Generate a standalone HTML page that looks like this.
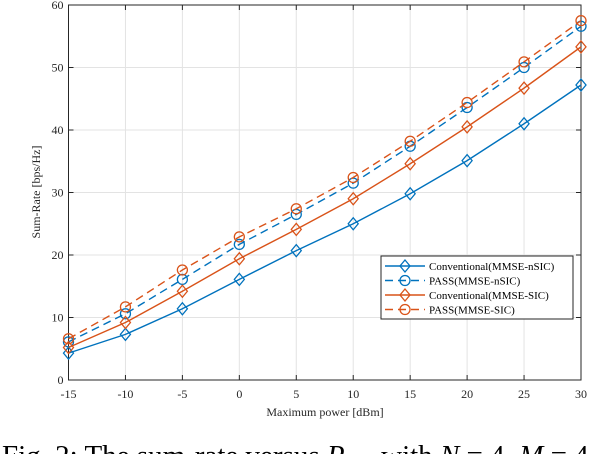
<!DOCTYPE html>
<html><head><meta charset="utf-8"><style>
body{margin:0;background:#fff;width:614px;height:454px;overflow:hidden;font-family:"Liberation Serif",serif}
</style></head><body>
<svg width="614" height="454" id="c" font-family="Liberation Serif, serif">
</svg>
<script>
const xVals=[-15,-10,-5,0,5,10,15,20,25,30];
const convNSIC=[4.3,7.3,11.4,16.1,20.7,25.0,29.8,35.1,41.0,47.2];
const passNSIC=[6.1,10.6,16.1,21.7,26.5,31.5,37.4,43.6,50.0,56.6];
const convSIC=[5.2,9.2,14.2,19.4,24.1,29.0,34.6,40.5,46.7,53.3];
const passSIC=[6.6,11.7,17.6,22.9,27.4,32.4,38.2,44.4,50.9,57.5];
const xTicks=[-15,-10,-5,0,5,10,15,20,25,30];
const yTicks=[0,10,20,30,40,50,60];
const L=68.5,R=581,T=5,B=380;
const sx=v=>L+(v+15)/45*(R-L), sy=v=>B-v/60*(B-T);
const svg=document.getElementById('c');const NS='http://www.w3.org/2000/svg';
function mk(t,a,p){const e=document.createElementNS(NS,t);for(const k in a)e.setAttribute(k,a[k]);(p||svg).appendChild(e);return e;}
mk('rect',{x:L,y:T,width:R-L,height:B-T,fill:'#fff'});
xTicks.forEach(v=>{const g=mk('line',{x1:sx(v),x2:sx(v),y1:T,y2:B,stroke:'#e3e3e3'});
const t=mk('text',{x:sx(v),y:398,'text-anchor':'middle','font-size':12,fill:'#262626'});t.textContent=v;
mk('line',{x1:sx(v),x2:sx(v),y1:B,y2:B-5,stroke:'#262626'});mk('line',{x1:sx(v),x2:sx(v),y1:T,y2:T+5,stroke:'#262626'});});
yTicks.forEach(v=>{const g=mk('line',{x1:L,x2:R,y1:sy(v),y2:sy(v),stroke:'#e3e3e3'});
const t=mk('text',{x:L-5,y:sy(v)+4,'text-anchor':'end','font-size':12,fill:'#262626'});t.textContent=v;
mk('line',{x1:L,x2:L+5,y1:sy(v),y2:sy(v),stroke:'#262626'});mk('line',{x1:R,x2:R-5,y1:sy(v),y2:sy(v),stroke:'#262626'});});
const ax=mk('rect',{x:L,y:T,width:R-L,height:B-T,fill:'none',stroke:'#262626'});
let t=mk('text',{x:325,y:416,'text-anchor':'middle','font-size':12,fill:'#262626'});t.textContent='Maximum power [dBm]';
t=mk('text',{x:0,y:0,'text-anchor':'middle','font-size':12,fill:'#262626',transform:'translate(40,192) rotate(-90)'});t.textContent='Sum-Rate [bps/Hz]';
const blue='#0072BD',red='#D95319';
function marker(x,y,type,col,p){if(type==='d')return mk('polygon',{points:`${x},${y-6} ${x+5},${y} ${x},${y+6} ${x-5},${y}`,fill:'none',stroke:col,'stroke-width':1.3},p);return mk('circle',{cx:x,cy:y,r:5,fill:'none',stroke:col,'stroke-width':1.3},p);}
const series=[[convNSIC,blue,'d',false,'Conventional(MMSE-nSIC)'],[passNSIC,blue,'o',true,'PASS(MMSE-nSIC)'],[convSIC,red,'d',false,'Conventional(MMSE-SIC)'],[passSIC,red,'o',true,'PASS(MMSE-SIC)']];
series.forEach((s,i)=>{const g=mk('g',{});
mk('polyline',{points:s[0].map((v,j)=>sx(xVals[j])+','+sy(v)).join(' '),fill:'none',stroke:s[1],'stroke-width':1.4,'stroke-dasharray':s[3]?'8,5':'none'},g);
s[0].forEach((v,j)=>marker(sx(xVals[j]),sy(v),s[2],s[1],g));});
const lg=mk('g',{});
mk('rect',{x:381,y:256,width:192,height:63,fill:'#fff',stroke:'#262626','stroke-width':1},lg);
series.forEach((s,i)=>{const y=266+i*14.5;const e=mk('g',{},lg);
mk('line',{x1:385,x2:425,y1:y,y2:y,stroke:s[1],'stroke-width':1.4,'stroke-dasharray':s[3]?'8,5':'none'},e);marker(405,y,s[2],s[1],e);
const tt=mk('text',{x:429,y:y+4,'font-size':11,fill:'#000'},e);tt.textContent=s[4];});
t=mk('text',{x:2,y:465,'font-size':29,fill:'#000'});t.innerHTML='Fig. 2: The sum-rate versus <tspan font-style="italic">P</tspan><tspan font-size="17" dy="5">max</tspan><tspan dy="-5"> with </tspan><tspan font-style="italic">N</tspan> = 4, <tspan font-style="italic">M</tspan> = 4';
</script>
</body></html>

━━━━━━━━━━━━━━━━

• [What is expected]: Set the pictures aside and transcribe the data above exactly.

• [Finished task]:
Generate a standalone HTML page that looks like this.
<!DOCTYPE html>
<html><head><meta charset="utf-8"><style>
body{margin:0;background:#fff;width:614px;height:454px;overflow:hidden;font-family:"Liberation Serif",serif}
</style></head><body>
<svg width="614" height="454" id="c" font-family="Liberation Serif, serif">
</svg>
<script>
const xVals=[-15,-10,-5,0,5,10,15,20,25,30];
const convNSIC=[4.3,7.3,11.4,16.1,20.7,25.0,29.8,35.1,41.0,47.2];
const passNSIC=[6.1,10.6,16.1,21.7,26.5,31.5,37.4,43.6,50.0,56.6];
const convSIC=[5.2,9.2,14.2,19.4,24.1,29.0,34.6,40.5,46.7,53.3];
const passSIC=[6.6,11.7,17.6,22.9,27.4,32.4,38.2,44.4,50.9,57.5];
const xTicks=[-15,-10,-5,0,5,10,15,20,25,30];
const yTicks=[0,10,20,30,40,50,60];
const L=68.5,R=581,T=5,B=380;
const sx=v=>L+(v+15)/45*(R-L), sy=v=>B-v/60*(B-T);
const svg=document.getElementById('c');const NS='http://www.w3.org/2000/svg';
function mk(t,a,p){const e=document.createElementNS(NS,t);for(const k in a)e.setAttribute(k,a[k]);(p||svg).appendChild(e);return e;}
mk('rect',{x:L,y:T,width:R-L,height:B-T,fill:'#fff'});
xTicks.forEach(v=>{const g=mk('line',{x1:sx(v),x2:sx(v),y1:T,y2:B,stroke:'#e3e3e3'});
const t=mk('text',{x:sx(v),y:398,'text-anchor':'middle','font-size':12,fill:'#262626'});t.textContent=v;
mk('line',{x1:sx(v),x2:sx(v),y1:B,y2:B-5,stroke:'#262626'});mk('line',{x1:sx(v),x2:sx(v),y1:T,y2:T+5,stroke:'#262626'});});
yTicks.forEach(v=>{const g=mk('line',{x1:L,x2:R,y1:sy(v),y2:sy(v),stroke:'#e3e3e3'});
const t=mk('text',{x:L-5,y:sy(v)+4,'text-anchor':'end','font-size':12,fill:'#262626'});t.textContent=v;
mk('line',{x1:L,x2:L+5,y1:sy(v),y2:sy(v),stroke:'#262626'});mk('line',{x1:R,x2:R-5,y1:sy(v),y2:sy(v),stroke:'#262626'});});
const ax=mk('rect',{x:L,y:T,width:R-L,height:B-T,fill:'none',stroke:'#262626'});
let t=mk('text',{x:325,y:416,'text-anchor':'middle','font-size':12,fill:'#262626'});t.textContent='Maximum power [dBm]';
t=mk('text',{x:0,y:0,'text-anchor':'middle','font-size':12,fill:'#262626',transform:'translate(40,192) rotate(-90)'});t.textContent='Sum-Rate [bps/Hz]';
const blue='#0072BD',red='#D95319';
function marker(x,y,type,col,p){if(type==='d')return mk('polygon',{points:`${x},${y-6} ${x+5},${y} ${x},${y+6} ${x-5},${y}`,fill:'none',stroke:col,'stroke-width':1.3},p);return mk('circle',{cx:x,cy:y,r:5,fill:'none',stroke:col,'stroke-width':1.3},p);}
const series=[[convNSIC,blue,'d',false,'Conventional(MMSE-nSIC)'],[passNSIC,blue,'o',true,'PASS(MMSE-nSIC)'],[convSIC,red,'d',false,'Conventional(MMSE-SIC)'],[passSIC,red,'o',true,'PASS(MMSE-SIC)']];
series.forEach((s,i)=>{const g=mk('g',{});
mk('polyline',{points:s[0].map((v,j)=>sx(xVals[j])+','+sy(v)).join(' '),fill:'none',stroke:s[1],'stroke-width':1.4,'stroke-dasharray':s[3]?'8,5':'none'},g);
s[0].forEach((v,j)=>marker(sx(xVals[j]),sy(v),s[2],s[1],g));});
const lg=mk('g',{});
mk('rect',{x:381,y:256,width:192,height:63,fill:'#fff',stroke:'#262626','stroke-width':1},lg);
series.forEach((s,i)=>{const y=266+i*14.5;const e=mk('g',{},lg);
mk('line',{x1:385,x2:425,y1:y,y2:y,stroke:s[1],'stroke-width':1.4,'stroke-dasharray':s[3]?'8,5':'none'},e);marker(405,y,s[2],s[1],e);
const tt=mk('text',{x:429,y:y+4,'font-size':11,fill:'#000'},e);tt.textContent=s[4];});
t=mk('text',{x:2,y:465,'font-size':29,fill:'#000'});t.innerHTML='Fig. 2: The sum-rate versus <tspan font-style="italic">P</tspan><tspan font-size="17" dy="5">max</tspan><tspan dy="-5"> with </tspan><tspan font-style="italic">N</tspan> = 4, <tspan font-style="italic">M</tspan> = 4';
</script>
</body></html>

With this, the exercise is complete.